→ Goal
Each entry should be quoted word for word, including every mark of punctuation.

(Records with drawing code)
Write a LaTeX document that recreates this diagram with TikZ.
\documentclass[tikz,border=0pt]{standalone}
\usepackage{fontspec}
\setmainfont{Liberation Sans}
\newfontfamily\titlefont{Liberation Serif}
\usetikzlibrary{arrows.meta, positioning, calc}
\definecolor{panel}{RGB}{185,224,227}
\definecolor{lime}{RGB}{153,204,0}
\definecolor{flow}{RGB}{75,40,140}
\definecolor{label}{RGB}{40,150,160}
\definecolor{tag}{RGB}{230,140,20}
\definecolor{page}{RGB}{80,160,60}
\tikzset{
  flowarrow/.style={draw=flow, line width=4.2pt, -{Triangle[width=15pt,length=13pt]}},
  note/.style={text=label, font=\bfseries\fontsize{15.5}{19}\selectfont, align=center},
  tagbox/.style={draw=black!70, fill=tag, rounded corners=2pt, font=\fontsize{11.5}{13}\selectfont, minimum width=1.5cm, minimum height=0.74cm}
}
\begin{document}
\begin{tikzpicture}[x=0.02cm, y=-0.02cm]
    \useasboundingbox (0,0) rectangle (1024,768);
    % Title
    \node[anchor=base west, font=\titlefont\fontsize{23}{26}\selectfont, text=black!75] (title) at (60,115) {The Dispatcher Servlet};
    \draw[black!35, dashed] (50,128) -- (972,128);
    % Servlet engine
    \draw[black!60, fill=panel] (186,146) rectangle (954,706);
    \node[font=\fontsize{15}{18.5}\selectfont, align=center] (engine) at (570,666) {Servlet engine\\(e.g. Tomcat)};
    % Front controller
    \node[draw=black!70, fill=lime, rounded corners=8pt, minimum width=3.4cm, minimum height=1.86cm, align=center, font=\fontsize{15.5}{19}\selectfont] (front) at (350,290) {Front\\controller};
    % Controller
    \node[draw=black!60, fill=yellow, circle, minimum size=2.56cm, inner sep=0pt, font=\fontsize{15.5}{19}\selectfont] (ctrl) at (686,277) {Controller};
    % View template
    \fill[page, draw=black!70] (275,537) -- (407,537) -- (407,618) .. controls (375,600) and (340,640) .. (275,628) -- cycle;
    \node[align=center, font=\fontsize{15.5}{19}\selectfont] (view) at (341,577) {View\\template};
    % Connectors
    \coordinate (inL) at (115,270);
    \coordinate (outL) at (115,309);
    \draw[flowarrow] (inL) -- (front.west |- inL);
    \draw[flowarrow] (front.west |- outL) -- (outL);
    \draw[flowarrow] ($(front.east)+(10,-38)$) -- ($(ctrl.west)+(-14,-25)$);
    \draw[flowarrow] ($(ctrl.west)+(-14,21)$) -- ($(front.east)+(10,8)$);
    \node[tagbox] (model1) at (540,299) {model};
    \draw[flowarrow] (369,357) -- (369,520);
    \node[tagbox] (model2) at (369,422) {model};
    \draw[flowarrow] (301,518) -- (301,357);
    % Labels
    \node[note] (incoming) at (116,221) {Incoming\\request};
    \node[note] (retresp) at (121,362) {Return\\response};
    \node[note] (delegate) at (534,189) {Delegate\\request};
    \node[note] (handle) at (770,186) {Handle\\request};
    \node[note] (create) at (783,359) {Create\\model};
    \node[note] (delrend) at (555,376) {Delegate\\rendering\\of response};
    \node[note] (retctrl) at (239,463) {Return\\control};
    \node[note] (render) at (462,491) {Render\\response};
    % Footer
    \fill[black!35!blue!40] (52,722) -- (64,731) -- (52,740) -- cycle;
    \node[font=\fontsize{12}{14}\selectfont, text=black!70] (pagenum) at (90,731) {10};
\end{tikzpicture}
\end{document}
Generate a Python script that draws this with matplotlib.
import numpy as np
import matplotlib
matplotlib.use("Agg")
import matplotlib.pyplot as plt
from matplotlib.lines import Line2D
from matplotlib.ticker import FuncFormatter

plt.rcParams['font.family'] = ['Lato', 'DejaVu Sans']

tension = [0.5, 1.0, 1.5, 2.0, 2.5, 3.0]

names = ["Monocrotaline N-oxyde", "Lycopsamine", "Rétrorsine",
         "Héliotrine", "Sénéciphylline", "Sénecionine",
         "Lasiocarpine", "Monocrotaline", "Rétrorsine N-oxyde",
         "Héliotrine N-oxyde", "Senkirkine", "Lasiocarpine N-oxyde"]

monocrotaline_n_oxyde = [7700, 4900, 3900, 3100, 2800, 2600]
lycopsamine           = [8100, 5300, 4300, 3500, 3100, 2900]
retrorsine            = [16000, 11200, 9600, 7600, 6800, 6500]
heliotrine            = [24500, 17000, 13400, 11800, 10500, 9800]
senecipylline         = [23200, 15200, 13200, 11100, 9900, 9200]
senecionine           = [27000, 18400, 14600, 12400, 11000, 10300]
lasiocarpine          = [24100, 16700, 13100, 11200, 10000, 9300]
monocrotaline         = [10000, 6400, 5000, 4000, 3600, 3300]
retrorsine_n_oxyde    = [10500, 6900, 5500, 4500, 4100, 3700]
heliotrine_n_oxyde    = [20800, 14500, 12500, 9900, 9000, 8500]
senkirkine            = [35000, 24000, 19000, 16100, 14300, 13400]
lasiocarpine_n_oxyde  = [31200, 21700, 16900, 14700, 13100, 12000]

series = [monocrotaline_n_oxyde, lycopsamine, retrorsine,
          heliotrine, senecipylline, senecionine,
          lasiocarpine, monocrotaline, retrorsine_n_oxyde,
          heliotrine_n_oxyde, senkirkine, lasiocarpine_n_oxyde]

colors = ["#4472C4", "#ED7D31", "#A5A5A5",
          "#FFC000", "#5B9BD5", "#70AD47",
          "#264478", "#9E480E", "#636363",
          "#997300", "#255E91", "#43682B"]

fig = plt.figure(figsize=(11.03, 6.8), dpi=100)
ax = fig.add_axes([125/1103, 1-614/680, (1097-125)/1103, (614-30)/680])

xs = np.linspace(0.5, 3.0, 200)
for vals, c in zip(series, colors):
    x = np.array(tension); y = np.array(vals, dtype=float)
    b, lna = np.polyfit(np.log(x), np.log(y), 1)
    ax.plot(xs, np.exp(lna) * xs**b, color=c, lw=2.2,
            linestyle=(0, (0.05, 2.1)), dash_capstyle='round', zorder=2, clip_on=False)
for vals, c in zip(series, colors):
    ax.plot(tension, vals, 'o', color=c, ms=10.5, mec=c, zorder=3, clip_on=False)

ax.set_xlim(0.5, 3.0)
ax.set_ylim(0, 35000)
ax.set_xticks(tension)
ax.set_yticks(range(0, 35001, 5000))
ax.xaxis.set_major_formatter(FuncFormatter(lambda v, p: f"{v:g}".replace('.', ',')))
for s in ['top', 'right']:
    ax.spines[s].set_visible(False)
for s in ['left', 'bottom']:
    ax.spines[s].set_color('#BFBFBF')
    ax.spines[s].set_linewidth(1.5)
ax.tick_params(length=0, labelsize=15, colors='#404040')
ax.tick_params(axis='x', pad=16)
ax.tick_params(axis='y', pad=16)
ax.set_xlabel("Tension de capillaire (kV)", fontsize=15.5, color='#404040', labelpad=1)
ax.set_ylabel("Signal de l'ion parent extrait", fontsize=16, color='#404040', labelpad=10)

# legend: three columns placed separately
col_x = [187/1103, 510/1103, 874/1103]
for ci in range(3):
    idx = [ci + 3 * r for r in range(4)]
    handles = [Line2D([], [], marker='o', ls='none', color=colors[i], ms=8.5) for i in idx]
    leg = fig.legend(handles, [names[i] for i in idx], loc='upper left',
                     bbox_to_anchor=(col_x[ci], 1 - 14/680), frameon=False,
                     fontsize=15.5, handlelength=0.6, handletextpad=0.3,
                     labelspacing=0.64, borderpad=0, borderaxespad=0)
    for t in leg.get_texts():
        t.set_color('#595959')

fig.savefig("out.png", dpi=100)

→ Solution to the problem
Write a LaTeX document that recreates this diagram with TikZ.
\documentclass[tikz,border=0pt]{standalone}
\usepackage{fontspec}
\setmainfont{Liberation Sans}
\newfontfamily\titlefont{Liberation Serif}
\usetikzlibrary{arrows.meta, positioning, calc}
\definecolor{panel}{RGB}{185,224,227}
\definecolor{lime}{RGB}{153,204,0}
\definecolor{flow}{RGB}{75,40,140}
\definecolor{label}{RGB}{40,150,160}
\definecolor{tag}{RGB}{230,140,20}
\definecolor{page}{RGB}{80,160,60}
\tikzset{
  flowarrow/.style={draw=flow, line width=4.2pt, -{Triangle[width=15pt,length=13pt]}},
  note/.style={text=label, font=\bfseries\fontsize{15.5}{19}\selectfont, align=center},
  tagbox/.style={draw=black!70, fill=tag, rounded corners=2pt, font=\fontsize{11.5}{13}\selectfont, minimum width=1.5cm, minimum height=0.74cm}
}
\begin{document}
\begin{tikzpicture}[x=0.02cm, y=-0.02cm]
    \useasboundingbox (0,0) rectangle (1024,768);
    % Title
    \node[anchor=base west, font=\titlefont\fontsize{23}{26}\selectfont, text=black!75] (title) at (60,115) {The Dispatcher Servlet};
    \draw[black!35, dashed] (50,128) -- (972,128);
    % Servlet engine
    \draw[black!60, fill=panel] (186,146) rectangle (954,706);
    \node[font=\fontsize{15}{18.5}\selectfont, align=center] (engine) at (570,666) {Servlet engine\\(e.g. Tomcat)};
    % Front controller
    \node[draw=black!70, fill=lime, rounded corners=8pt, minimum width=3.4cm, minimum height=1.86cm, align=center, font=\fontsize{15.5}{19}\selectfont] (front) at (350,290) {Front\\controller};
    % Controller
    \node[draw=black!60, fill=yellow, circle, minimum size=2.56cm, inner sep=0pt, font=\fontsize{15.5}{19}\selectfont] (ctrl) at (686,277) {Controller};
    % View template
    \fill[page, draw=black!70] (275,537) -- (407,537) -- (407,618) .. controls (375,600) and (340,640) .. (275,628) -- cycle;
    \node[align=center, font=\fontsize{15.5}{19}\selectfont] (view) at (341,577) {View\\template};
    % Connectors
    \coordinate (inL) at (115,270);
    \coordinate (outL) at (115,309);
    \draw[flowarrow] (inL) -- (front.west |- inL);
    \draw[flowarrow] (front.west |- outL) -- (outL);
    \draw[flowarrow] ($(front.east)+(10,-38)$) -- ($(ctrl.west)+(-14,-25)$);
    \draw[flowarrow] ($(ctrl.west)+(-14,21)$) -- ($(front.east)+(10,8)$);
    \node[tagbox] (model1) at (540,299) {model};
    \draw[flowarrow] (369,357) -- (369,520);
    \node[tagbox] (model2) at (369,422) {model};
    \draw[flowarrow] (301,518) -- (301,357);
    % Labels
    \node[note] (incoming) at (116,221) {Incoming\\request};
    \node[note] (retresp) at (121,362) {Return\\response};
    \node[note] (delegate) at (534,189) {Delegate\\request};
    \node[note] (handle) at (770,186) {Handle\\request};
    \node[note] (create) at (783,359) {Create\\model};
    \node[note] (delrend) at (555,376) {Delegate\\rendering\\of response};
    \node[note] (retctrl) at (239,463) {Return\\control};
    \node[note] (render) at (462,491) {Render\\response};
    % Footer
    \fill[black!35!blue!40] (52,722) -- (64,731) -- (52,740) -- cycle;
    \node[font=\fontsize{12}{14}\selectfont, text=black!70] (pagenum) at (90,731) {10};
\end{tikzpicture}
\end{document}
Generate a Python script that draws this with matplotlib.
import numpy as np
import matplotlib
matplotlib.use("Agg")
import matplotlib.pyplot as plt
from matplotlib.lines import Line2D
from matplotlib.ticker import FuncFormatter

plt.rcParams['font.family'] = ['Lato', 'DejaVu Sans']

tension = [0.5, 1.0, 1.5, 2.0, 2.5, 3.0]

names = ["Monocrotaline N-oxyde", "Lycopsamine", "Rétrorsine",
         "Héliotrine", "Sénéciphylline", "Sénecionine",
         "Lasiocarpine", "Monocrotaline", "Rétrorsine N-oxyde",
         "Héliotrine N-oxyde", "Senkirkine", "Lasiocarpine N-oxyde"]

monocrotaline_n_oxyde = [7700, 4900, 3900, 3100, 2800, 2600]
lycopsamine           = [8100, 5300, 4300, 3500, 3100, 2900]
retrorsine            = [16000, 11200, 9600, 7600, 6800, 6500]
heliotrine            = [24500, 17000, 13400, 11800, 10500, 9800]
senecipylline         = [23200, 15200, 13200, 11100, 9900, 9200]
senecionine           = [27000, 18400, 14600, 12400, 11000, 10300]
lasiocarpine          = [24100, 16700, 13100, 11200, 10000, 9300]
monocrotaline         = [10000, 6400, 5000, 4000, 3600, 3300]
retrorsine_n_oxyde    = [10500, 6900, 5500, 4500, 4100, 3700]
heliotrine_n_oxyde    = [20800, 14500, 12500, 9900, 9000, 8500]
senkirkine            = [35000, 24000, 19000, 16100, 14300, 13400]
lasiocarpine_n_oxyde  = [31200, 21700, 16900, 14700, 13100, 12000]

series = [monocrotaline_n_oxyde, lycopsamine, retrorsine,
          heliotrine, senecipylline, senecionine,
          lasiocarpine, monocrotaline, retrorsine_n_oxyde,
          heliotrine_n_oxyde, senkirkine, lasiocarpine_n_oxyde]

colors = ["#4472C4", "#ED7D31", "#A5A5A5",
          "#FFC000", "#5B9BD5", "#70AD47",
          "#264478", "#9E480E", "#636363",
          "#997300", "#255E91", "#43682B"]

fig = plt.figure(figsize=(11.03, 6.8), dpi=100)
ax = fig.add_axes([125/1103, 1-614/680, (1097-125)/1103, (614-30)/680])

xs = np.linspace(0.5, 3.0, 200)
for vals, c in zip(series, colors):
    x = np.array(tension); y = np.array(vals, dtype=float)
    b, lna = np.polyfit(np.log(x), np.log(y), 1)
    ax.plot(xs, np.exp(lna) * xs**b, color=c, lw=2.2,
            linestyle=(0, (0.05, 2.1)), dash_capstyle='round', zorder=2, clip_on=False)
for vals, c in zip(series, colors):
    ax.plot(tension, vals, 'o', color=c, ms=10.5, mec=c, zorder=3, clip_on=False)

ax.set_xlim(0.5, 3.0)
ax.set_ylim(0, 35000)
ax.set_xticks(tension)
ax.set_yticks(range(0, 35001, 5000))
ax.xaxis.set_major_formatter(FuncFormatter(lambda v, p: f"{v:g}".replace('.', ',')))
for s in ['top', 'right']:
    ax.spines[s].set_visible(False)
for s in ['left', 'bottom']:
    ax.spines[s].set_color('#BFBFBF')
    ax.spines[s].set_linewidth(1.5)
ax.tick_params(length=0, labelsize=15, colors='#404040')
ax.tick_params(axis='x', pad=16)
ax.tick_params(axis='y', pad=16)
ax.set_xlabel("Tension de capillaire (kV)", fontsize=15.5, color='#404040', labelpad=1)
ax.set_ylabel("Signal de l'ion parent extrait", fontsize=16, color='#404040', labelpad=10)

# legend: three columns placed separately
col_x = [187/1103, 510/1103, 874/1103]
for ci in range(3):
    idx = [ci + 3 * r for r in range(4)]
    handles = [Line2D([], [], marker='o', ls='none', color=colors[i], ms=8.5) for i in idx]
    leg = fig.legend(handles, [names[i] for i in idx], loc='upper left',
                     bbox_to_anchor=(col_x[ci], 1 - 14/680), frameon=False,
                     fontsize=15.5, handlelength=0.6, handletextpad=0.3,
                     labelspacing=0.64, borderpad=0, borderaxespad=0)
    for t in leg.get_texts():
        t.set_color('#595959')

fig.savefig("out.png", dpi=100)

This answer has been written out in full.